**Task brief:** Pictures stay out; everything else in the records below is copied exactly.

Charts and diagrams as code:
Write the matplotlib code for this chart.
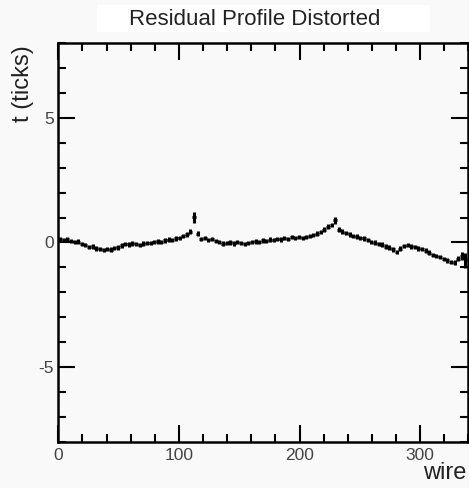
import numpy as np
import matplotlib.pyplot as plt
from matplotlib.patches import Rectangle
from matplotlib.ticker import MultipleLocator

plt.rcParams['font.family'] = ['Liberation Sans', 'DejaVu Sans']
plt.rcParams['axes.unicode_minus'] = False

# profile values, one per 3-wire bin (wires 0..339)
bin_width = 3
t_mean = [0.12, 0.10, 0.13, 0.06, 0.02, 0.03, -0.06, -0.10, -0.18, -0.16,
          -0.24, -0.27, -0.31, -0.26, -0.29, -0.22, -0.20, -0.12, -0.06, -0.08,
          -0.04, -0.07, -0.10, -0.05, -0.02, -0.03, 0.01, 0.04, 0.02, 0.08,
          0.11, 0.09, 0.16, 0.19, 0.27, 0.33, 0.44, 1.02, 0.36, 0.14,
          0.17, 0.10, 0.13, 0.06, 0.01, -0.05, -0.02, 0.00, -0.04, 0.02,
          -0.03, -0.06, -0.02, 0.01, 0.04, 0.02, 0.08, 0.06, 0.11, 0.09,
          0.15, 0.12, 0.17, 0.14, 0.21, 0.18, 0.23, 0.17, 0.22, 0.25,
          0.30, 0.36, 0.43, 0.52, 0.64, 0.71, 0.90, 0.52, 0.44, 0.38,
          0.33, 0.27, 0.24, 0.19, 0.16, 0.10, 0.02, -0.01, -0.06, -0.09,
          -0.17, -0.21, -0.28, -0.38, -0.25, -0.14, -0.11, -0.16, -0.19, -0.24,
          -0.27, -0.33, -0.41, -0.50, -0.54, -0.58, -0.66, -0.72, -0.78, -0.81,
          -0.65, -0.55, -0.72]
t_err = [0.09] * len(t_mean)
t_err[37] = 0.22    # spike near wire 112
t_err[76] = 0.14
t_err[-1] = 0.3
t_err[-2] = 0.16

wire = np.arange(len(t_mean)) * bin_width + bin_width / 2

bg = '#f9f9f9'
fig = plt.figure(figsize=(4.69, 4.88), dpi=100, facecolor=bg)
ax = fig.add_axes([0.1243, 0.0943, 0.8745, 0.8176], facecolor=bg)

ax.errorbar(wire, t_mean, xerr=bin_width / 2, yerr=t_err, fmt='none',
            ecolor='black', elinewidth=2.2, capsize=0)

ax.set_xlim(0, 340)
ax.set_ylim(-8, 8)
ax.xaxis.set_major_locator(MultipleLocator(100))
ax.xaxis.set_minor_locator(MultipleLocator(20))
ax.yaxis.set_major_locator(MultipleLocator(5))
ax.yaxis.set_minor_locator(MultipleLocator(1))
ax.tick_params(which='both', direction='in', top=True, right=True,
               width=1.5, labelsize=12.5, labelcolor='#444444')
ax.tick_params(which='major', length=12)
ax.tick_params(which='minor', length=6)
ax.tick_params(axis='x', pad=4)
ax.tick_params(axis='y', pad=3)
ax.set_xticks([0, 100, 200, 300])
ax.set_xticklabels(['0', '100', '200', '300'])
for s in ax.spines.values():
    s.set_linewidth(1.8)

# title box like ROOT's pave
fig.patches.append(Rectangle((0.207, 0.934), 0.710, 0.056, transform=fig.transFigure,
                             facecolor='white', edgecolor='none'))
fig.text(0.544, 0.960, 'Residual Profile Distorted', ha='center', va='center',
         fontsize=16, color='#222222')
fig.text(0.049, 0.908, 't (ticks)', rotation=90, ha='center', va='top',
         fontsize=17, color='#222222')
fig.text(0.995, 0.008, 'wire', ha='right', va='bottom', fontsize=17,
         color='#222222')

fig.savefig('out.png', dpi=100, facecolor=bg)
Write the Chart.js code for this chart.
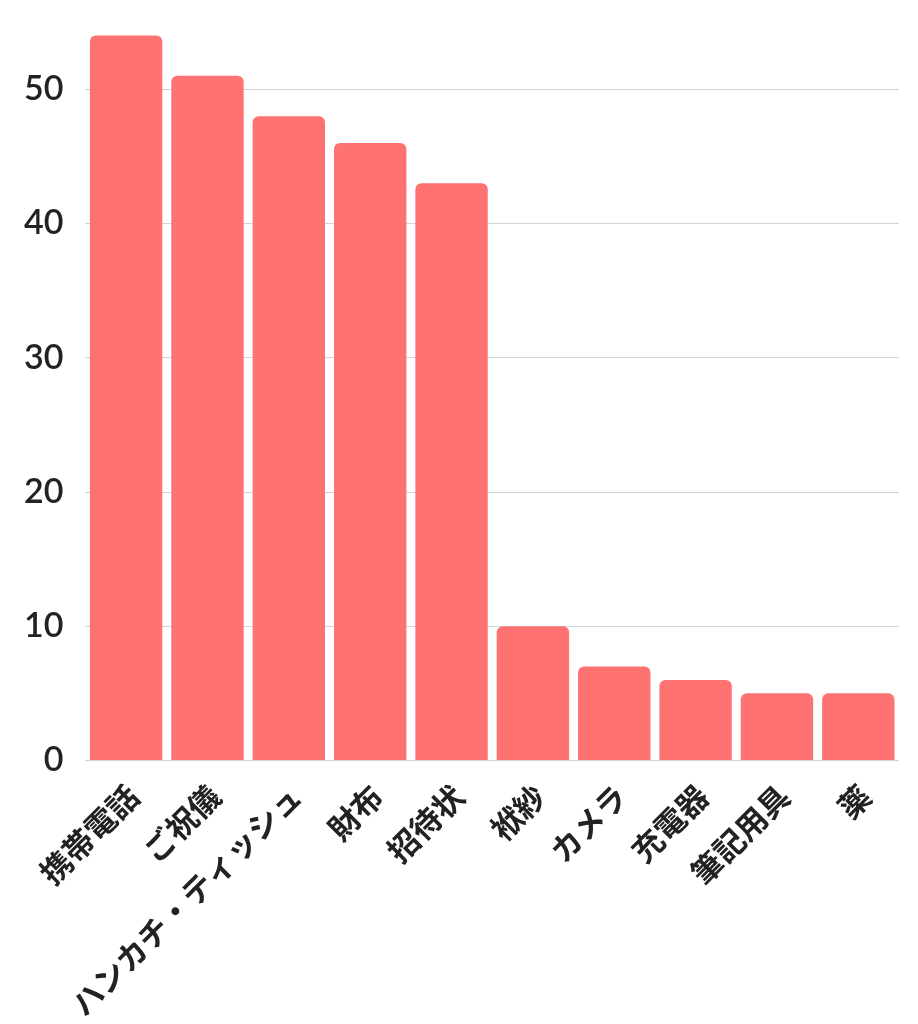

**Written solution:**
Write the matplotlib code for this chart.
import numpy as np
import matplotlib.pyplot as plt
from matplotlib.patches import Rectangle
from matplotlib.ticker import MultipleLocator

plt.rcParams['font.family'] = ['Liberation Sans', 'DejaVu Sans']
plt.rcParams['axes.unicode_minus'] = False

# profile values, one per 3-wire bin (wires 0..339)
bin_width = 3
t_mean = [0.12, 0.10, 0.13, 0.06, 0.02, 0.03, -0.06, -0.10, -0.18, -0.16,
          -0.24, -0.27, -0.31, -0.26, -0.29, -0.22, -0.20, -0.12, -0.06, -0.08,
          -0.04, -0.07, -0.10, -0.05, -0.02, -0.03, 0.01, 0.04, 0.02, 0.08,
          0.11, 0.09, 0.16, 0.19, 0.27, 0.33, 0.44, 1.02, 0.36, 0.14,
          0.17, 0.10, 0.13, 0.06, 0.01, -0.05, -0.02, 0.00, -0.04, 0.02,
          -0.03, -0.06, -0.02, 0.01, 0.04, 0.02, 0.08, 0.06, 0.11, 0.09,
          0.15, 0.12, 0.17, 0.14, 0.21, 0.18, 0.23, 0.17, 0.22, 0.25,
          0.30, 0.36, 0.43, 0.52, 0.64, 0.71, 0.90, 0.52, 0.44, 0.38,
          0.33, 0.27, 0.24, 0.19, 0.16, 0.10, 0.02, -0.01, -0.06, -0.09,
          -0.17, -0.21, -0.28, -0.38, -0.25, -0.14, -0.11, -0.16, -0.19, -0.24,
          -0.27, -0.33, -0.41, -0.50, -0.54, -0.58, -0.66, -0.72, -0.78, -0.81,
          -0.65, -0.55, -0.72]
t_err = [0.09] * len(t_mean)
t_err[37] = 0.22    # spike near wire 112
t_err[76] = 0.14
t_err[-1] = 0.3
t_err[-2] = 0.16

wire = np.arange(len(t_mean)) * bin_width + bin_width / 2

bg = '#f9f9f9'
fig = plt.figure(figsize=(4.69, 4.88), dpi=100, facecolor=bg)
ax = fig.add_axes([0.1243, 0.0943, 0.8745, 0.8176], facecolor=bg)

ax.errorbar(wire, t_mean, xerr=bin_width / 2, yerr=t_err, fmt='none',
            ecolor='black', elinewidth=2.2, capsize=0)

ax.set_xlim(0, 340)
ax.set_ylim(-8, 8)
ax.xaxis.set_major_locator(MultipleLocator(100))
ax.xaxis.set_minor_locator(MultipleLocator(20))
ax.yaxis.set_major_locator(MultipleLocator(5))
ax.yaxis.set_minor_locator(MultipleLocator(1))
ax.tick_params(which='both', direction='in', top=True, right=True,
               width=1.5, labelsize=12.5, labelcolor='#444444')
ax.tick_params(which='major', length=12)
ax.tick_params(which='minor', length=6)
ax.tick_params(axis='x', pad=4)
ax.tick_params(axis='y', pad=3)
ax.set_xticks([0, 100, 200, 300])
ax.set_xticklabels(['0', '100', '200', '300'])
for s in ax.spines.values():
    s.set_linewidth(1.8)

# title box like ROOT's pave
fig.patches.append(Rectangle((0.207, 0.934), 0.710, 0.056, transform=fig.transFigure,
                             facecolor='white', edgecolor='none'))
fig.text(0.544, 0.960, 'Residual Profile Distorted', ha='center', va='center',
         fontsize=16, color='#222222')
fig.text(0.049, 0.908, 't (ticks)', rotation=90, ha='center', va='top',
         fontsize=17, color='#222222')
fig.text(0.995, 0.008, 'wire', ha='right', va='bottom', fontsize=17,
         color='#222222')

fig.savefig('out.png', dpi=100, facecolor=bg)
Write the Chart.js code for this chart.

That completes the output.